* **Instructions for the task**
Extract all lines that hold the string "this".

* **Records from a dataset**

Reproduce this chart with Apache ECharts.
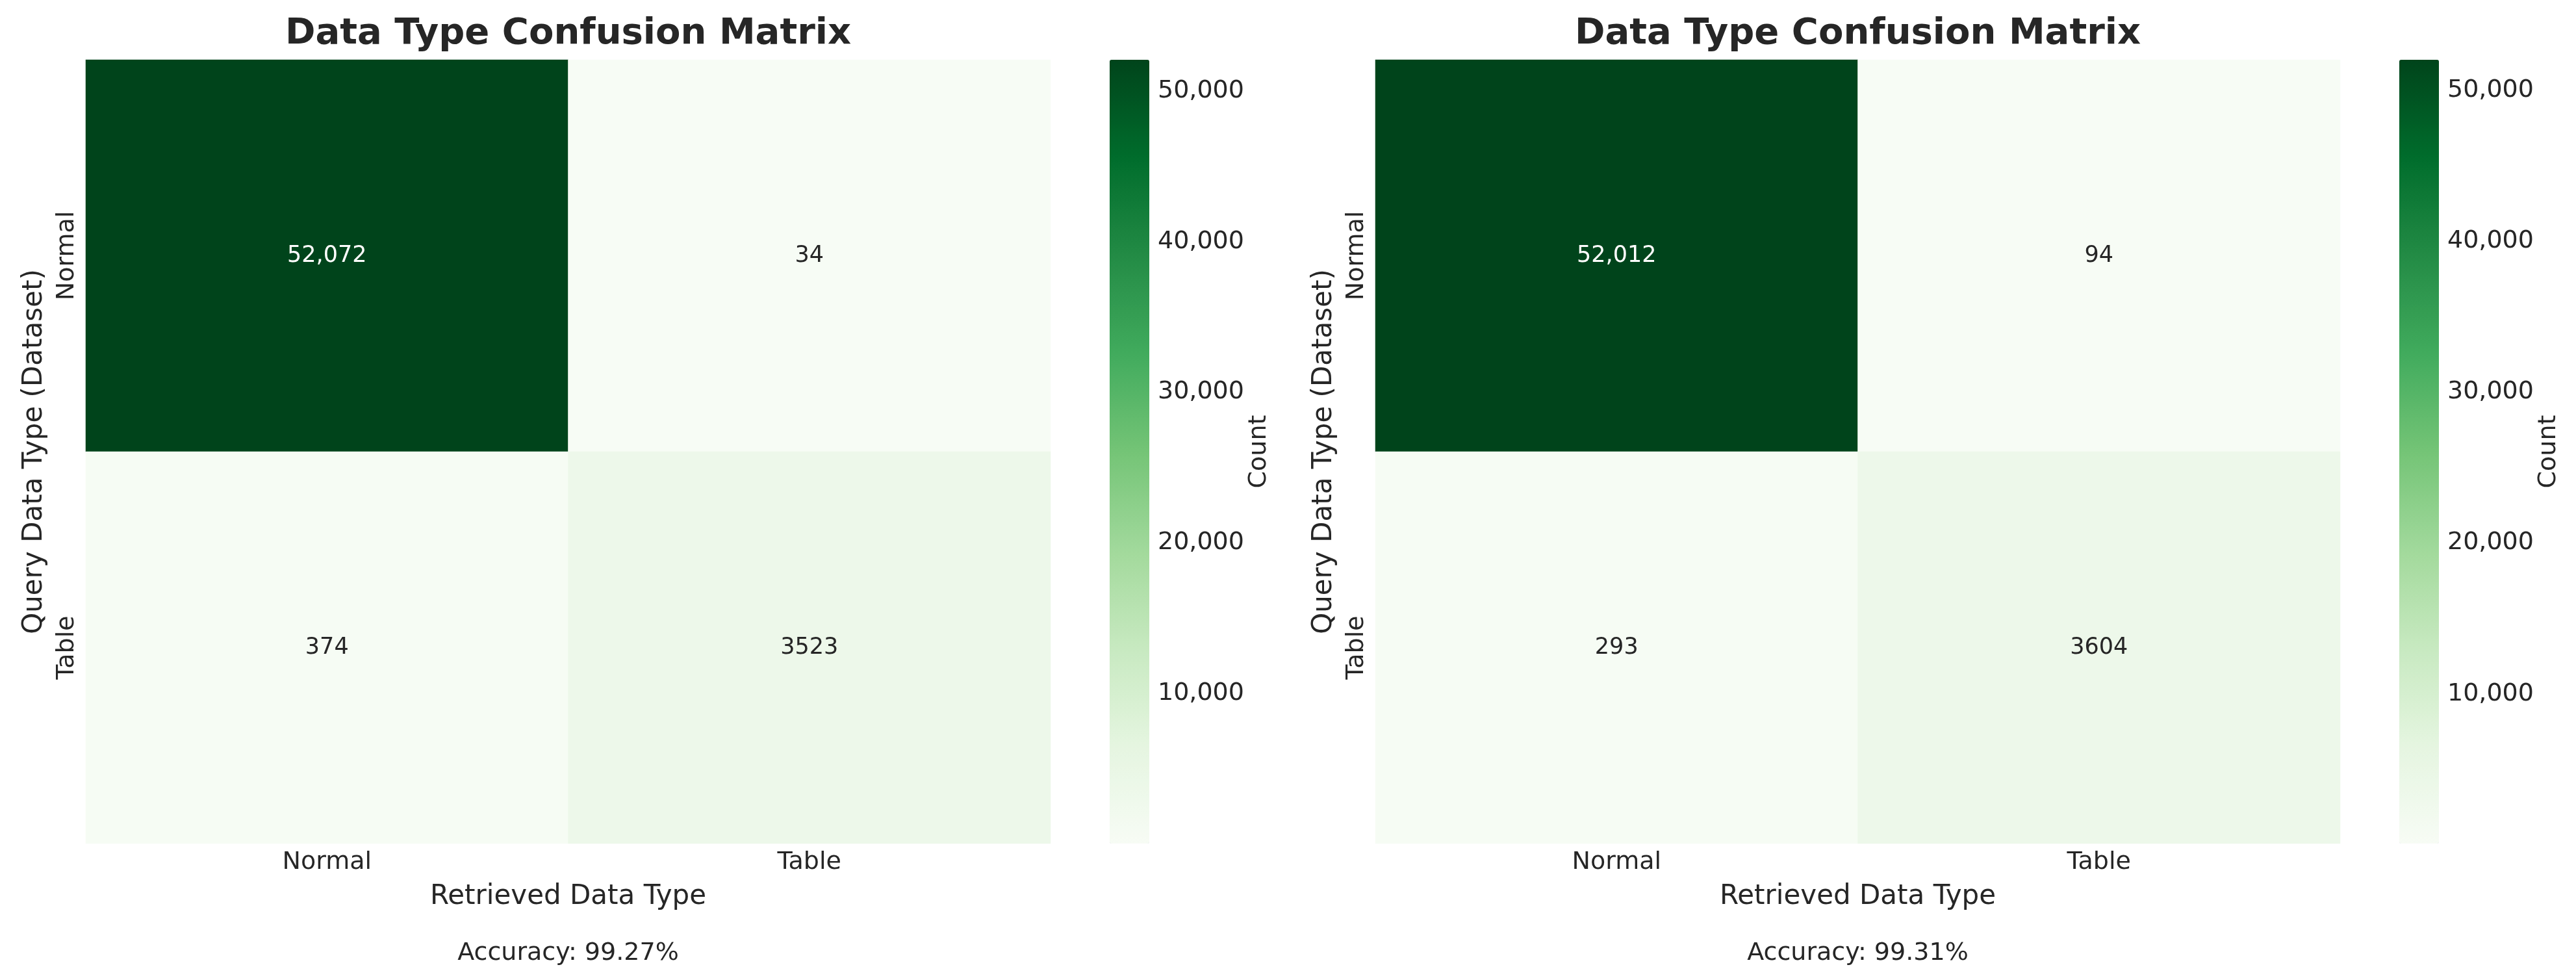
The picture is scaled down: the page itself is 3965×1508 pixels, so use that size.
<!DOCTYPE html>
<html>
<head>
<meta charset="utf-8">
<title>Data Type Confusion Matrix</title>
<script src="https://cdn.jsdelivr.net/npm/echarts@6/dist/echarts.min.js"></script>
<style>
  html, body { margin: 0; padding: 0; background: #fff; }
  #main { width: 3965px; height: 1508px; }
</style>
</head>
<body>
<div id="main"></div>
<script>
// categories shared by both axes
var categories = ['Normal', 'Table']
// rows = query type (dataset), cols = retrieved type
var leftMatrix = [
  [52072, 34],
  [374, 3523]
]
var rightMatrix = [
  [52012, 94],
  [293, 3604]
]
var accuracyTexts = ['Accuracy: 99.27%', 'Accuracy: 99.31%']
// matplotlib Greens
var greens = ['#f7fcf5', '#e5f5e0', '#c7e9c0', '#a1d99b', '#74c476', '#41ab5d', '#238b45', '#006d2c', '#00441b']

var font = 'DejaVu Sans'
var ink = '#262626'

// layout of each panel
var panels = [
  { left: 132, matrix: leftMatrix },
  { left: 2117, matrix: rightMatrix }
]
var gridTop = 92
var gridW = 1485
var gridH = 1206
var cbOffset = 1576
var cbW = 61

function fmtNum (v) {
  return v >= 10000 ? v.toLocaleString('en-US') : String(v)
}

function buildData (matrix, min, max) {
  var out = []
  for (var r = 0; r < matrix.length; r++) {
    for (var c = 0; c < matrix[r].length; c++) {
      var v = matrix[r][c]
      var t = (v - min) / (max - min)
      out.push({
        value: [c, r, v],
        label: { color: t > 0.6 ? '#ffffff' : ink }
      })
    }
  }
  return out
}

var grid = []
var xAxis = []
var yAxis = []
var series = []
var visualMap = []
var title = []

panels.forEach(function (p, i) {
  var flat = [].concat.apply([], p.matrix)
  var min = Math.min.apply(null, flat)
  var max = Math.max.apply(null, flat)
  var center = p.left + gridW / 2

  // heatmap grid
  grid.push({ left: p.left, top: gridTop, width: gridW, height: gridH })
  // colorbar grid (only for its axis)
  grid.push({ left: p.left + cbOffset, top: gridTop, width: cbW, height: gridH })

  xAxis.push({
    type: 'category',
    gridIndex: i * 2,
    data: categories,
    name: 'Retrieved Data Type',
    nameLocation: 'middle',
    nameGap: 61,
    nameTextStyle: { fontFamily: font, fontSize: 42, color: ink },
    axisLine: { show: false },
    axisTick: { show: false },
    splitLine: { show: false },
    axisLabel: { fontFamily: font, fontSize: 38, color: ink, margin: 10 }
  })
  xAxis.push({ type: 'value', gridIndex: i * 2 + 1, show: false })

  yAxis.push({
    type: 'category',
    gridIndex: i * 2,
    data: categories,
    inverse: true,
    name: 'Query Data Type (Dataset)',
    nameLocation: 'middle',
    nameGap: 58,
    nameTextStyle: { fontFamily: font, fontSize: 42, color: ink },
    axisLine: { show: false },
    axisTick: { show: false },
    splitLine: { show: false },
    axisLabel: { fontFamily: font, fontSize: 38, color: ink, rotate: 90, margin: 10 }
  })
  yAxis.push({
    type: 'value',
    gridIndex: i * 2 + 1,
    position: 'right',
    min: min,
    max: max,
    splitNumber: 5,
    name: 'Count',
    nameLocation: 'middle',
    nameGap: 138,
    nameTextStyle: { fontFamily: font, fontSize: 38, color: ink },
    axisLine: { show: false },
    axisTick: { show: false },
    splitLine: { show: false },
    axisLabel: {
      fontFamily: font,
      fontSize: 38,
      color: ink,
      margin: 13,
      showMinLabel: false,
      showMaxLabel: false,
      formatter: function (v) { return v.toLocaleString('en-US') }
    }
  })

  series.push({
    type: 'heatmap',
    xAxisIndex: i * 2,
    yAxisIndex: i * 2,
    data: buildData(p.matrix, min, max),
    label: {
      show: true,
      fontFamily: font,
      fontSize: 35,
      formatter: function (d) { return fmtNum(d.value[2]) }
    },
    emphasis: { disabled: true }
  })

  visualMap.push({
    type: 'continuous',
    seriesIndex: i,
    min: min,
    max: max,
    calculable: false,
    hoverLink: false,
    orient: 'vertical',
    left: p.left + cbOffset,
    top: gridTop,
    padding: 0,
    itemWidth: cbW,
    itemHeight: gridH,
    text: null,
    showLabel: false,
    inRange: { color: greens }
  })

  title.push({
    text: 'Data Type Confusion Matrix',
    left: center,
    top: 24,
    padding: 0,
    textAlign: 'center',
    textStyle: { fontFamily: font, fontSize: 56, fontWeight: 'bold', color: ink }
  })
  title.push({
    text: accuracyTexts[i],
    left: center,
    top: 1448,
    padding: 0,
    textAlign: 'center',
    textStyle: { fontFamily: font, fontSize: 38, fontWeight: 'normal', color: ink }
  })
})

var chart = echarts.init(document.getElementById('main'))
chart.setOption({
  backgroundColor: '#ffffff',
  animation: false,
  title: title,
  grid: grid,
  xAxis: xAxis,
  yAxis: yAxis,
  visualMap: visualMap,
  series: series
})
</script>
</body>
</html>
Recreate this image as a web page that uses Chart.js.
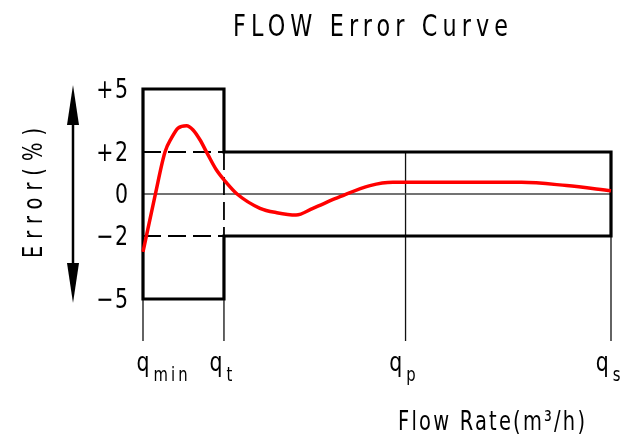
<!DOCTYPE html>
<html>
<head>
<meta charset="utf-8">
<script src="https://cdn.jsdelivr.net/npm/chart.js@4.4.0/dist/chart.umd.min.js"></script>
<style>
    html, body { margin: 0; padding: 0; background: #fff; }
    #chart { display: block; }
</style>
</head>
<body>
<canvas id="chart" width="631" height="435"></canvas>
<script>
// Error curve (flow rate in relative units: qmin = 0 ... qs = 10)
const flowRate = [0, 0.26, 0.47, 0.61, 0.75, 0.93, 1.07, 1.22, 1.39, 1.57, 1.79, 2.01, 2.5, 2.86, 3.27, 3.63, 4.21, 4.85, 5.34, 8.09, 9.05, 10];
const errorPct = [-2.76, -0.05, 2.0, 2.67, 3.14, 3.25, 3.05, 2.57, 1.86, 1.14, 0.52, 0.0, -0.68, -0.89, -1.0, -0.68, -0.13, 0.4, 0.56, 0.56, 0.4, 0.16];

// Characteristic flow points qmin, qt, qp, qs
const flowMarks = [0, 1.73, 5.61, 10];
const flowSubs = ["min", "t", "p", "s"];

// Maximum permissible error (%) below qt and above qt
const lowerZoneLimit = 5;
const upperZoneLimit = 2;

// Y axis ticks
const errorTicks = [5, 2, 0, -2, -5];
const errorTickLabels = ["+5", "+2", "0", "\u22122", "\u22125"];

// Axis range
const errorMin = -7;
const errorMax = 5;

// Build line datasets from the values above
const qMin = flowMarks[0], qT = flowMarks[1], qP = flowMarks[2], qS = flowMarks[3];

const curvePoints = flowRate.map((x, i) => ({ x: x, y: errorPct[i] }));

const envelopePoints = [
    { x: qMin, y: lowerZoneLimit }, { x: qT, y: lowerZoneLimit },
    { x: qT, y: upperZoneLimit }, { x: qS, y: upperZoneLimit },
    { x: qS, y: -upperZoneLimit }, { x: qT, y: -upperZoneLimit },
    { x: qT, y: -lowerZoneLimit }, { x: qMin, y: -lowerZoneLimit },
    { x: qMin, y: lowerZoneLimit }
];

const dashedPoints = [
    { x: qMin, y: upperZoneLimit }, { x: qT, y: upperZoneLimit }, { x: qT, y: null },
    { x: qMin, y: -upperZoneLimit }, { x: qT, y: -upperZoneLimit }, { x: qT, y: null },
    { x: qT, y: upperZoneLimit }, { x: qT, y: -upperZoneLimit }
];

const zeroPoints = [{ x: qMin, y: 0 }, { x: qS, y: 0 }];

const guidePoints = [
    { x: qMin, y: -lowerZoneLimit }, { x: qMin, y: errorMin }, { x: qMin, y: null },
    { x: qT, y: -lowerZoneLimit }, { x: qT, y: errorMin }, { x: qT, y: null },
    { x: qP, y: upperZoneLimit }, { x: qP, y: errorMin }, { x: qP, y: null },
    { x: qS, y: -upperZoneLimit }, { x: qS, y: errorMin }
];

const FONT = '"DejaVu Sans", "Liberation Sans", sans-serif';

// Draw text squeezed horizontally, with letter spacing (fixed or to fit a width)
function drawText(ctx, text, x, y, opts) {
    const size = opts.size, sx = opts.sx || 1;
    ctx.save();
    ctx.font = size + "px " + FONT;
    ctx.letterSpacing = "0px";
    const natural = ctx.measureText(text).width;
    const n = [...text].length;
    let spacing = opts.spacing || 0;
    if (opts.width && n > 1) spacing = Math.max(0, (opts.width / sx - natural) / (n - 1));
    ctx.letterSpacing = spacing + "px";
    const total = (natural + spacing * (n - 1)) * sx;
    let left = x;
    if (opts.align === "center") left = x - total / 2;
    if (opts.align === "right") left = x - total;
    if (opts.draw !== false) {
        ctx.translate(left, y);
        ctx.scale(sx, 1);
        ctx.textAlign = "left";
        ctx.textBaseline = opts.baseline || "alphabetic";
        ctx.fillStyle = "#000";
        ctx.fillText(text, 0, 0);
    }
    ctx.restore();
    return total;
}

// Texts, arrow and labels
const decorPlugin = {
    id: "decor",
    afterDraw(chart) {
        const ctx = chart.ctx;
        const xs = chart.scales.x;
        const ys = chart.scales.y;

        // Title
        drawText(ctx, "FLOW Error Curve", 233, 36, { size: 31, sx: 0.72, width: 275 });

        // Y tick labels
        errorTicks.forEach((v, i) => {
            drawText(ctx, errorTickLabels[i], 128, ys.getPixelForValue(v) + 2,
                { size: 27, sx: 0.76, spacing: 2, align: "right", baseline: "middle" });
        });

        // Y title
        ctx.save();
        ctx.translate(42, 193);
        ctx.rotate(-Math.PI / 2);
        drawText(ctx, "Error(%)", 0, 0, { size: 27, sx: 0.72, width: 130, align: "center" });
        ctx.restore();

        // Double arrow
        const ax = 73;
        const top = ys.getPixelForValue(errorMax) - 4;
        const bot = ys.getPixelForValue(-lowerZoneLimit) + 4;
        ctx.save();
        ctx.strokeStyle = "#000";
        ctx.fillStyle = "#000";
        ctx.lineWidth = 2.5;
        ctx.beginPath();
        ctx.moveTo(ax, top + 20);
        ctx.lineTo(ax, bot - 20);
        ctx.stroke();
        ctx.beginPath();
        ctx.moveTo(ax, top);
        ctx.lineTo(ax - 6, top + 40);
        ctx.lineTo(ax + 6, top + 40);
        ctx.closePath();
        ctx.fill();
        ctx.beginPath();
        ctx.moveTo(ax, bot);
        ctx.lineTo(ax - 6, bot - 40);
        ctx.lineTo(ax + 6, bot - 40);
        ctx.closePath();
        ctx.fill();
        ctx.restore();

        // Flow point labels
        flowMarks.forEach((v, i) => {
            const px = xs.getPixelForValue(v);
            const qW = drawText(ctx, "q", 0, 0, { size: 27, sx: 0.76, draw: false });
            const sW = drawText(ctx, flowSubs[i], 0, 0, { size: 19, sx: 0.78, spacing: 4, draw: false });
            let left;
            if (i === 0) left = px - qW / 2;
            else left = px - (qW + 4 + sW) / 2 - 3;
            drawText(ctx, "q", left, 371, { size: 27, sx: 0.76 });
            drawText(ctx, flowSubs[i], left + qW + 4, 381, { size: 19, sx: 0.78, spacing: 4 });
        });

        // X title
        drawText(ctx, "Flow Rate(m\u00b3/h)", 398, 430, { size: 27, sx: 0.72, width: 187 });
    }
};

let canvas = document.getElementById("chart").getContext("2d");

let chart = new Chart(canvas, {
    type: "line",
    data: {
        datasets: [
            {
                label: "Error",
                data: curvePoints,
                borderColor: "#ff0000",
                borderWidth: 3.5,
                cubicInterpolationMode: "monotone",
                pointRadius: 0,
                fill: false,
                clip: false
            },
            {
                label: "Envelope",
                data: envelopePoints,
                borderColor: "#000",
                borderWidth: 3.2,
                borderJoinStyle: "miter",
                borderCapStyle: "square",
                pointRadius: 0,
                fill: false,
                clip: false
            },
            {
                label: "Limits",
                data: dashedPoints,
                borderColor: "#000",
                borderWidth: 1.8,
                borderDash: [18, 7],
                pointRadius: 0,
                fill: false,
                clip: false
            },
            {
                label: "Zero",
                data: zeroPoints,
                borderColor: "#444",
                borderWidth: 1.5,
                pointRadius: 0,
                fill: false,
                clip: false
            },
            {
                label: "Guides",
                data: guidePoints,
                borderColor: "#111",
                borderWidth: 1.3,
                pointRadius: 0,
                fill: false,
                clip: false
            }
        ]
    },
    options: {
        responsive: false,
        animation: false,
        layout: {
            padding: { left: 143, right: 20, top: 89, bottom: 94 }
        },
        scales: {
            x: { type: "linear", min: qMin, max: qS, display: false },
            y: { type: "linear", min: errorMin, max: errorMax, display: false }
        },
        plugins: {
            legend: { display: false },
            tooltip: { enabled: false }
        }
    },
    plugins: [decorPlugin]
});
</script>
</body>
</html>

* **Result of the task**
Reproduce this chart with Apache ECharts.
Recreate this image as a web page that uses Chart.js.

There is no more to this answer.